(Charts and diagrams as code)
──────

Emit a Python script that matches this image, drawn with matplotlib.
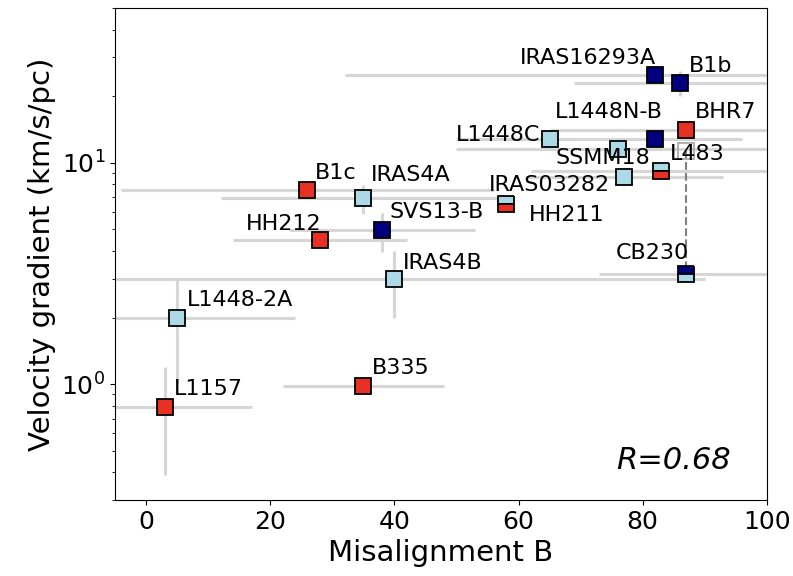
import matplotlib
matplotlib.use("Agg")
import matplotlib.pyplot as plt

NAVY = "#000080"
RED = "#e83124"
LBLUE = "#add8e6"

# sources, misalignment (deg) and velocity gradient (km/s/pc)
names = ["IRAS16293A", "B1b", "L1448N-B", "BHR7", "L1448C", "SSMM18", "L483",
         "IRAS03282", "HH211", "CB230", "B1c", "IRAS4A", "HH212", "SVS13-B",
         "IRAS4B", "L1448-2A", "L1157", "B335"]
mis_b = [82, 86, 82, 87, 65, 76, 83, 77, 58, 87, 26, 35, 28, 38, 40, 5, 3, 35]
grad = [25, 23, 12.8, 14, 12.8, 11.5, 9.2, 8.6, 6.5, 3.15, 7.5, 6.9, 4.5, 4.95,
        3.0, 2.0, 0.79, 0.98]
mis_err = [50, 17, 14, 22, 15, 26, 21, 16, 0, 14, 30, 23, 14, 15, 50, 19, 14, 13]
grad_err = [0, 3, 0, 0, 0, 0, 0, 0, 0, 0, 0, 1, 0, 1, 1, 1, 0.4, 0]
top_col = [NAVY, NAVY, NAVY, RED, LBLUE, LBLUE, LBLUE, LBLUE, LBLUE, NAVY, RED,
           LBLUE, RED, NAVY, LBLUE, LBLUE, RED, RED]
bot_col = [NAVY, NAVY, NAVY, RED, LBLUE, LBLUE, RED, LBLUE, RED, LBLUE, RED,
           LBLUE, RED, NAVY, LBLUE, LBLUE, RED, RED]

# alternative value for CB230
alt_x = [87]
alt_y = [11.25]

# label placement: offset in pixels from the point, alignment
label_pos = {
    "IRAS16293A": (1, 11, "right"),
    "B1b": (9, 11, "left"),
    "L1448N-B": (8, 21, "right"),
    "BHR7": (9, 12, "left"),
    "L1448C": (-9, -2, "right"),
    "SSMM18": (-62, -15, "left"),
    "L483": (9, 11, "left"),
    "IRAS03282": (-14, -14, "right"),
    "HH211": (23, -17, "left"),
    "CB230": (3, 15, "right"),
    "B1c": (7, 11, "left"),
    "IRAS4A": (8, 17, "left"),
    "HH212": (2, 10, "right"),
    "SVS13-B": (8, 12, "left"),
    "IRAS4B": (9, 10, "left"),
    "L1448-2A": (10, 12, "left"),
    "L1157": (9, 12, "left"),
    "B335": (9, 12, "left"),
}

fig = plt.figure(figsize=(7.93, 5.76), dpi=100)
ax = fig.add_axes([0.145, 0.132, 0.822, 0.854])

# dashed link between the two CB230 values
cb = names.index("CB230")
ax.plot([alt_x[0], mis_b[cb]], [alt_y[0], grad[cb]], "--", color="gray",
        lw=1.5, zorder=2)
ax.plot(alt_x, alt_y, "s", ms=12, mfc="none", mec="darkgray", mew=1.3,
        zorder=2)

for i, name in enumerate(names):
    xe = mis_err[i] if mis_err[i] > 0 else None
    ye = grad_err[i] if grad_err[i] > 0 else None
    if xe is not None or ye is not None:
        ax.errorbar(mis_b[i], grad[i], xerr=xe, yerr=ye, fmt="none",
                    ecolor="#d6d6d6", elinewidth=2.2, capsize=0, zorder=1)

for i, name in enumerate(names):
    if top_col[i] == bot_col[i]:
        ax.plot(mis_b[i], grad[i], "s", ms=12, mfc=top_col[i], mec="black",
                mew=1.3, zorder=3)
    else:
        ax.plot(mis_b[i], grad[i], "s", ms=12, fillstyle="top",
                mfc=top_col[i], markerfacecoloralt=bot_col[i], mec="black",
                mew=1.3, zorder=3)
    dx, dy, ha = label_pos[name]
    ax.annotate(name, (mis_b[i], grad[i]), xytext=(dx, dy),
                textcoords="offset pixels", ha=ha, va="baseline",
                fontsize=16, zorder=4)

ax.set_yscale("log")
ax.set_xlim(-5, 100)
ax.set_ylim(0.3, 50)
ax.set_xlabel("Misalignment B", fontsize=21)
ax.set_ylabel("Velocity gradient (km/s/pc)", fontsize=21)
ax.tick_params(axis="both", which="major", labelsize=18)

ax.text(0.945, 0.08, "R=0.68", transform=ax.transAxes, ha="right",
        va="center", fontsize=22, style="italic")

fig.savefig("out.png", dpi=100)
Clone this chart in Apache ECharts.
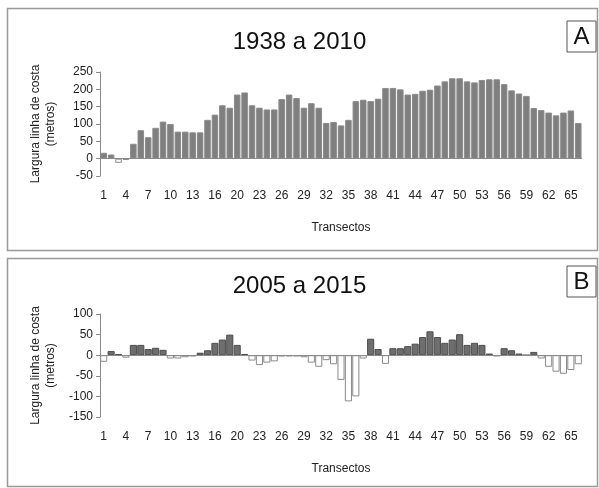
<!DOCTYPE html>
<html>
<head>
<meta charset="utf-8">
<script src="https://cdn.jsdelivr.net/npm/echarts@6/dist/echarts.min.js"></script>
<style>
  html, body { margin: 0; padding: 0; background: #fff; }
  #chart { width: 599px; height: 488px; }
</style>
</head>
<body>
<div id="chart"></div>
<script>
// transect numbers (19 is absent in the source figure)
const transectos = [];
for (let i = 1; i <= 66; i++) { if (i !== 19) transectos.push(String(i)); }

// A: 1938 a 2010 (metros)
const valoresA = [
  17, 12, -12, -4, 43, 82, 62, 89, 107, 100,
  78, 78, 76, 76, 112, 127, 154, 147, 185, 191,
  154, 147, 142, 142, 172, 185, 175, 147, 160, 147,
  103, 106, 96, 112, 166, 170, 166, 173, 204, 204,
  200, 185, 187, 196, 199, 211, 223, 232, 232, 223,
  220, 227, 229, 229, 215, 197, 188, 181, 146, 140,
  133, 125, 133, 139, 103
];

// B: 2005 a 2015 (metros)
const valoresB = [
  -16, 10, 3, -6, 25, 25, 15, 18, 13, -8,
  -8, -5, -3, 6, 12, 30, 38, 50, 25, 3,
  -13, -24, -18, -15, -3, -3, -3, -5, -18, -28,
  -12, -22, -60, -112, -100, -8, 40, 15, -21, 17,
  17, 22, 28, 44, 58, 44, 30, 38, 51, 25,
  30, 25, 4, -3, 17, 12, 4, 0, 8, -8,
  -28, -40, -45, -36, -22
];

const ticksA = { min: -50, max: 250, interval: 50 };
const ticksB = { min: -150, max: 100, interval: 50 };

const FONT = '"Liberation Sans", Arial, sans-serif';
const GRAY = '#8a8a8a';

function styledData(values, pos, posBorder) {
  return values.map(v => ({
    value: v,
    itemStyle: v < 0
      ? { color: '#ffffff', borderColor: GRAY, borderWidth: 1 }
      : { color: pos, borderColor: posBorder, borderWidth: 1 }
  }));
}

function xAxisFor(gridIndex) {
  return {
    type: 'category',
    gridIndex,
    data: transectos,
    axisLine: { show: false },
    axisTick: { show: false },
    axisLabel: { interval: 2, margin: 14, fontSize: 12, color: '#222', fontFamily: FONT },
    name: 'Transectos',
    nameLocation: 'middle',
    nameGap: 46,
    nameTextStyle: { fontSize: 12, color: '#222', fontFamily: FONT }
  };
}

function yAxisFor(gridIndex, t) {
  return {
    type: 'value',
    gridIndex,
    min: t.min, max: t.max, interval: t.interval,
    axisLine: { show: true, lineStyle: { color: GRAY } },
    axisTick: { show: true, length: 4, lineStyle: { color: GRAY } },
    splitLine: { show: false },
    axisLabel: { fontSize: 12, color: '#222', margin: 7, fontFamily: FONT },
    name: 'Largura linha de costa\n(metros)',
    nameLocation: 'middle',
    nameRotate: 90,
    nameGap: 42,
    nameTextStyle: { fontSize: 12, color: '#222', lineHeight: 15, fontFamily: FONT }
  };
}

function zeroLine() {
  return {
    silent: true, symbol: 'none', label: { show: false },
    lineStyle: { color: GRAY, width: 1, type: 'solid' },
    data: [{ yAxis: 0 }]
  };
}

function letterBox(y, letter) {
  return [
    { type: 'rect', shape: { x: 567, y: y, width: 29, height: 31 },
      style: { fill: '#fff', stroke: '#555', lineWidth: 1 } },
    { type: 'text', x: 581.5, y: y + 16,
      style: { text: letter, font: '24px ' + FONT, fill: '#111', align: 'center', verticalAlign: 'middle' } }
  ];
}

const chart = echarts.init(document.getElementById('chart'));
chart.setOption({
  animation: false,
  title: [
    { text: '1938 a 2010', left: 'center', top: 25, textStyle: { fontSize: 24, fontWeight: 'normal', color: '#111', fontFamily: FONT } },
    { text: '2005 a 2015', left: 'center', top: 269, textStyle: { fontSize: 24, fontWeight: 'normal', color: '#111', fontFamily: FONT } }
  ],
  grid: [
    { left: 100, right: 17, top: 72, height: 104 },
    { left: 100, right: 17, top: 314, height: 103 }
  ],
  xAxis: [xAxisFor(0), xAxisFor(1)],
  yAxis: [yAxisFor(0, ticksA), yAxisFor(1, ticksB)],
  series: [
    { type: 'bar', xAxisIndex: 0, yAxisIndex: 0, barCategoryGap: '12%',
      data: styledData(valoresA, '#7f7f7f', '#8c8c8c'), markLine: zeroLine() },
    { type: 'bar', xAxisIndex: 1, yAxisIndex: 1, barCategoryGap: '4%',
      data: styledData(valoresB, '#6e6e6e', '#4d4d4d'), markLine: zeroLine() }
  ],
  graphic: [
    { type: 'rect', shape: { x: 7.5, y: 8.5, width: 590, height: 242 },
      style: { fill: 'none', stroke: '#999', lineWidth: 1.5 } },
    { type: 'rect', shape: { x: 7.5, y: 258.5, width: 590, height: 228 },
      style: { fill: 'none', stroke: '#999', lineWidth: 1.5 } },
    ...letterBox(21, 'A'),
    ...letterBox(266, 'B')
  ]
});
</script>
</body>
</html>
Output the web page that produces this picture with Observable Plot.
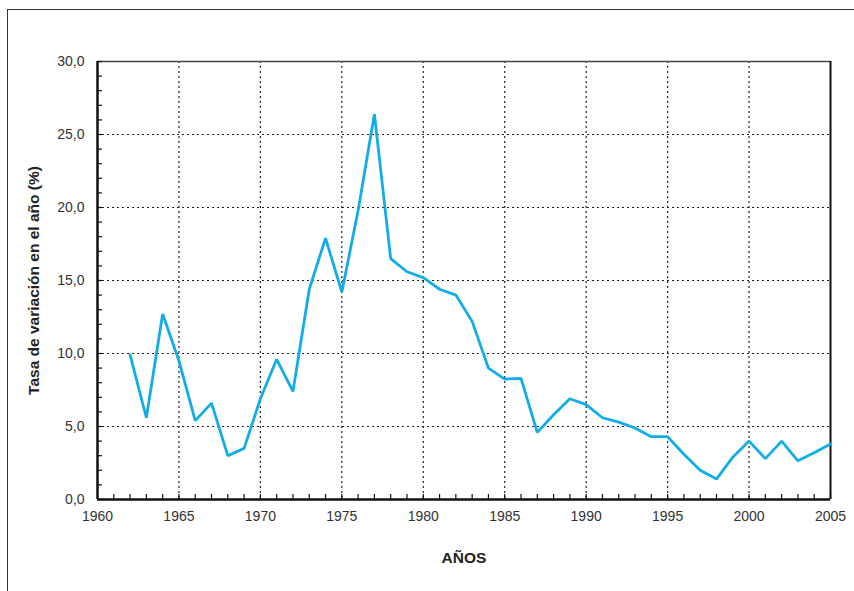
<!DOCTYPE html>
<html>
<head>
<meta charset="utf-8">
<script src="https://cdn.jsdelivr.net/npm/d3@7"></script>
<script src="https://cdn.jsdelivr.net/npm/@observablehq/plot@0.6"></script>
<style>
  html, body { margin: 0; padding: 0; background: #fff; }
  #wrap { position: relative; width: 854px; height: 591px; overflow: hidden; }
  #frame { position: absolute; left: 7px; top: 9px; right: -10px; bottom: -10px;
           border-left: 1.5px solid #333; border-top: 1.5px solid #333; pointer-events: none; }
</style>
</head>
<body>
<div id="wrap"><div id="frame"></div></div>
<script>
const years = [1962,1963,1964,1965,1966,1967,1968,1969,1970,1971,1972,1973,1974,1975,1976,1977,1978,1979,1980,1981,1982,1983,1984,1985,1986,1987,1988,1989,1990,1991,1992,1993,1994,1995,1996,1997,1998,1999,2000,2001,2002,2003,2004,2005];
const rates = [9.9,5.6,12.7,9.5,5.4,6.6,3.0,3.5,6.9,9.6,7.4,14.4,17.9,14.2,19.8,26.4,16.5,15.6,15.2,14.4,14.0,12.2,9.0,8.25,8.3,4.6,5.8,6.9,6.5,5.6,5.3,4.9,4.3,4.3,3.1,2.0,1.4,2.9,4.0,2.8,4.0,2.65,3.2,3.8];
const xTicks = [1960,1965,1970,1975,1980,1985,1990,1995,2000,2005];
const yTicks = [0,5,10,15,20,25,30];
const xLabel = "AÑOS";
const yLabel = "Tasa de variación en el año (%)";

const data = years.map((y, i) => ({year: y, rate: rates[i]}));
const font = "'Liberation Sans', Arial, Helvetica, sans-serif";

const chart = Plot.plot({
  width: 854,
  height: 591,
  marginLeft: 97,
  marginRight: 24,
  marginTop: 61,
  marginBottom: 92,
  style: {fontFamily: font, fontSize: "14px", color: "#333", background: "transparent"},
  x: {domain: [1960, 2005]},
  y: {domain: [0, 30]},
  marks: [
    Plot.gridX(xTicks.slice(1, -1), {stroke: "#222", strokeOpacity: 1, strokeWidth: 1.2, strokeDasharray: "2,3"}),
    Plot.gridY(yTicks.slice(1, -1), {stroke: "#222", strokeOpacity: 1, strokeWidth: 1.2, strokeDasharray: "2,3"}),
    Plot.ruleY([30], {stroke: "#444", strokeWidth: 1.5}),
    Plot.ruleX([2005], {stroke: "#111", strokeWidth: 2}),
    Plot.axisX(d3.range(1960, 2006, 1), {anchor: "bottom", tickSize: -5, text: null, label: null, stroke: "#111", strokeWidth: 1.2}),
    Plot.axisY(d3.range(0, 31, 1), {anchor: "left", tickSize: -5, text: null, label: null, stroke: "#111", strokeWidth: 1.2}),
    Plot.axisX(xTicks, {anchor: "bottom", tickSize: 0, tickPadding: 12, fontSize: 14, tickFormat: d => String(d), fill: "#333",
      label: xLabel, labelAnchor: "center", labelOffset: 63, labelArrow: "none"}),
    Plot.axisY(yTicks, {anchor: "left", tickSize: 0, tickPadding: 13, fontSize: 14, tickFormat: d => d.toFixed(1).replace(".", ","), fill: "#333",
      label: yLabel, labelAnchor: "center", labelOffset: 70, labelArrow: "none"}),
    Plot.ruleY([0], {stroke: "#111", strokeWidth: 2.5}),
    Plot.ruleX([1960], {stroke: "#111", strokeWidth: 2.5}),
    Plot.line(data, {x: "year", y: "rate", stroke: "#12ADE8", strokeWidth: 2.8, strokeLinejoin: "miter"})
  ]
});
d3.select(chart).selectAll("g[aria-label='x-axis label'] text, g[aria-label='y-axis label'] text, g[aria-label='x-axis label'], g[aria-label='y-axis label']")
  .attr("font-weight", "bold").attr("font-size", "15.5px").attr("fill", "#222");
document.getElementById("wrap").prepend(chart);
</script>
</body>
</html>
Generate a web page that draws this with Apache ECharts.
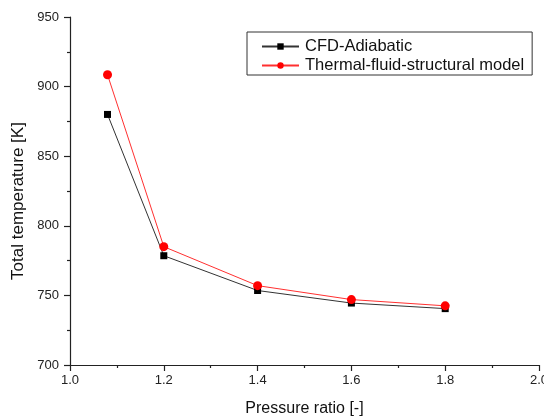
<!DOCTYPE html>
<html><head><meta charset="utf-8">
<script src="https://cdn.jsdelivr.net/npm/echarts@6/dist/echarts.min.js"></script>
<style>html,body{margin:0;padding:0;background:#fff}#c{width:544px;height:419px}</style>
</head><body><div id="c"></div>
<script>
var pressureRatio = [1.08, 1.2, 1.4, 1.6, 1.8];
var cfdAdiabatic = [880, 778.5, 753.5, 744.5, 740.5];
var thermalFluid = [908.5, 785, 757, 747, 742.5];
var seriesNames = ['CFD-Adiabatic', 'Thermal-fluid-structural model'];

function pairs(xs, ys){ return xs.map(function(x,i){ return [x, ys[i]]; }); }
var font = 'Liberation Sans, Arial, sans-serif';
var chart = echarts.init(document.getElementById('c'), null, {renderer:'canvas'});
chart.setOption({
  animation:false,
  backgroundColor:'#fff',
  grid:{left:70, right:5, top:17, bottom:54, containLabel:false, outerBoundsMode:'none'},
  legend:{
    orient:'vertical', left:247, top:32,
    borderColor:'#333', borderWidth:1, borderRadius:0,
    padding:[6,8,1,14], itemGap:2, itemWidth:37, itemHeight:8,
    textStyle:{fontFamily:font, fontSize:16.5, lineHeight:17, color:'#111', padding:[0,0,0,1]},
    data:seriesNames
  },
  xAxis:{
    type:'value', min:1.0, max:2.0, interval:0.2,
    name:'Pressure ratio [-]', nameLocation:'middle', nameGap:36,
    nameTextStyle:{fontFamily:font, fontSize:16, color:'#111'},
    axisLine:{show:true, onZero:false, lineStyle:{color:'#222', width:1.2}},
    axisTick:{show:true, inside:false, length:6, lineStyle:{color:'#222', width:1.2}},
    minorTick:{show:true, splitNumber:2, length:3, lineStyle:{color:'#222', width:1.2}},
    splitLine:{show:false},
    axisLabel:{fontFamily:font, fontSize:13, color:'#222', margin:9,
      formatter:function(v){return v.toFixed(1);}}
  },
  yAxis:{
    type:'value', min:700, max:950, interval:50,
    name:'Total temperature [K]', nameLocation:'middle', nameGap:41,
    nameTextStyle:{fontFamily:font, fontSize:17, color:'#111', padding:[0,20,0,0]},
    axisLine:{show:true, onZero:false, lineStyle:{color:'#222', width:1.2}},
    axisTick:{show:true, inside:false, length:6, lineStyle:{color:'#222', width:1.2}},
    minorTick:{show:true, splitNumber:2, length:3, lineStyle:{color:'#222', width:1.2}},
    splitLine:{show:false},
    axisLabel:{fontFamily:font, fontSize:13, color:'#222', margin:11}
  },
  series:[
    {name:seriesNames[0], type:'line', data:pairs(pressureRatio, cfdAdiabatic),
     symbol:'rect', symbolSize:7, color:'#000',
     lineStyle:{color:'#333', width:1}, itemStyle:{color:'#000'}},
    {name:seriesNames[1], type:'line', data:pairs(pressureRatio, thermalFluid),
     symbol:'circle', symbolSize:9, color:'#ff0000',
     lineStyle:{color:'#ff3030', width:1}, itemStyle:{color:'#ff0000'}}
  ]
});
</script></body></html>
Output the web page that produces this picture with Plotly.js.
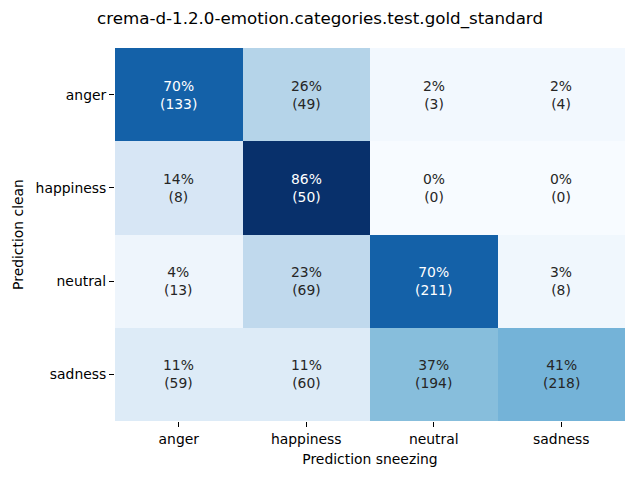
<!DOCTYPE html>
<html><head><meta charset="utf-8">
<script src="https://cdn.plot.ly/plotly-3.0.1.min.js"></script>
<style>body{margin:0;}#chart{width:640px;height:480px;}</style>
</head><body><div id="chart"></div>
<script>
const rowLabels = ["anger", "happiness", "neutral", "sadness"];
const colLabels = ["anger", "happiness", "neutral", "sadness"];
const percents = [
  [70, 26, 2, 2],
  [14, 86, 0, 0],
  [4, 23, 70, 3],
  [11, 11, 37, 41]
];
const counts = [
  [133, 49, 3, 4],
  [8, 50, 0, 0],
  [13, 69, 211, 8],
  [59, 60, 194, 218]
];
const titleText = "crema-d-1.2.0-emotion.categories.test.gold_standard";
const xTitle = "Prediction sneezing";
const yTitle = "Prediction clean";

const blues = [
  [0, "#f7fbff"], [0.125, "#deebf7"], [0.25, "#c6dbef"], [0.375, "#9ecae1"],
  [0.5, "#6baed6"], [0.625, "#4292c6"], [0.75, "#2171b5"], [0.875, "#08519c"], [1, "#08306b"]
];

const fontFam = "DejaVu Sans, sans-serif";
const annotations = [];
for (let i = 0; i < rowLabels.length; i++) {
  for (let j = 0; j < colLabels.length; j++) {
    const p = percents[i][j];
    annotations.push({
      x: colLabels[j], y: rowLabels[i], xref: "x", yref: "y",
      text: p + "%<br>(" + counts[i][j] + ")",
      showarrow: false,
      font: {family: fontFam, size: 13.9, color: p >= 60 ? "#ffffff" : "#262626"}
    });
  }
}
let zmax = 0;
percents.forEach(r => r.forEach(v => { if (v > zmax) zmax = v; }));

const data = [{
  type: "heatmap",
  x: colLabels, y: rowLabels, z: percents,
  colorscale: blues, zmin: 0, zmax: zmax,
  showscale: false, hoverinfo: "skip"
}];
const layout = {
  width: 640, height: 480,
  margin: {l: 115, r: 15, t: 48, b: 59},
  paper_bgcolor: "#ffffff", plot_bgcolor: "#ffffff",
  font: {family: fontFam, color: "#000000"},
  title: {text: titleText, x: 0.5, xanchor: "center", y: 1 - 18/480, yanchor: "middle",
          font: {family: fontFam, size: 16.7, color: "#000000"}},
  xaxis: {type: "category", showgrid: false, zeroline: false, showline: false,
          ticks: "outside", ticklen: 5, tickcolor: "#000", tickwidth: 1,
          tickfont: {family: fontFam, size: 13.9, color: "#000"},
          title: {text: xTitle, standoff: 8, font: {family: fontFam, size: 13.9, color: "#000"}}},
  yaxis: {type: "category", autorange: "reversed", showgrid: false, zeroline: false, showline: false,
          ticks: "outside", ticklen: 5, tickcolor: "#000", tickwidth: 1,
          tickfont: {family: fontFam, size: 13.9, color: "#000"},
          title: {text: yTitle, standoff: 8, font: {family: fontFam, size: 13.9, color: "#000"}}},
  annotations: annotations
};
Plotly.newPlot("chart", data, layout, {displayModeBar: false, staticPlot: true});
</script>
</body></html>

──────

Problem to solve.
Look above for the line containing "Output the web page that produces this picture with Plotly.js.", then write out every line from there down to the line containing "percents.forEach(r => r.forEach(v", that line included, with no pictures.

Completed exercise.
Output the web page that produces this picture with Plotly.js.
<!DOCTYPE html>
<html><head><meta charset="utf-8">
<script src="https://cdn.plot.ly/plotly-3.0.1.min.js"></script>
<style>body{margin:0;}#chart{width:640px;height:480px;}</style>
</head><body><div id="chart"></div>
<script>
const rowLabels = ["anger", "happiness", "neutral", "sadness"];
const colLabels = ["anger", "happiness", "neutral", "sadness"];
const percents = [
  [70, 26, 2, 2],
  [14, 86, 0, 0],
  [4, 23, 70, 3],
  [11, 11, 37, 41]
];
const counts = [
  [133, 49, 3, 4],
  [8, 50, 0, 0],
  [13, 69, 211, 8],
  [59, 60, 194, 218]
];
const titleText = "crema-d-1.2.0-emotion.categories.test.gold_standard";
const xTitle = "Prediction sneezing";
const yTitle = "Prediction clean";

const blues = [
  [0, "#f7fbff"], [0.125, "#deebf7"], [0.25, "#c6dbef"], [0.375, "#9ecae1"],
  [0.5, "#6baed6"], [0.625, "#4292c6"], [0.75, "#2171b5"], [0.875, "#08519c"], [1, "#08306b"]
];

const fontFam = "DejaVu Sans, sans-serif";
const annotations = [];
for (let i = 0; i < rowLabels.length; i++) {
  for (let j = 0; j < colLabels.length; j++) {
    const p = percents[i][j];
    annotations.push({
      x: colLabels[j], y: rowLabels[i], xref: "x", yref: "y",
      text: p + "%<br>(" + counts[i][j] + ")",
      showarrow: false,
      font: {family: fontFam, size: 13.9, color: p >= 60 ? "#ffffff" : "#262626"}
    });
  }
}
let zmax = 0;
percents.forEach(r => r.forEach(v => { if (v > zmax) zmax = v; }));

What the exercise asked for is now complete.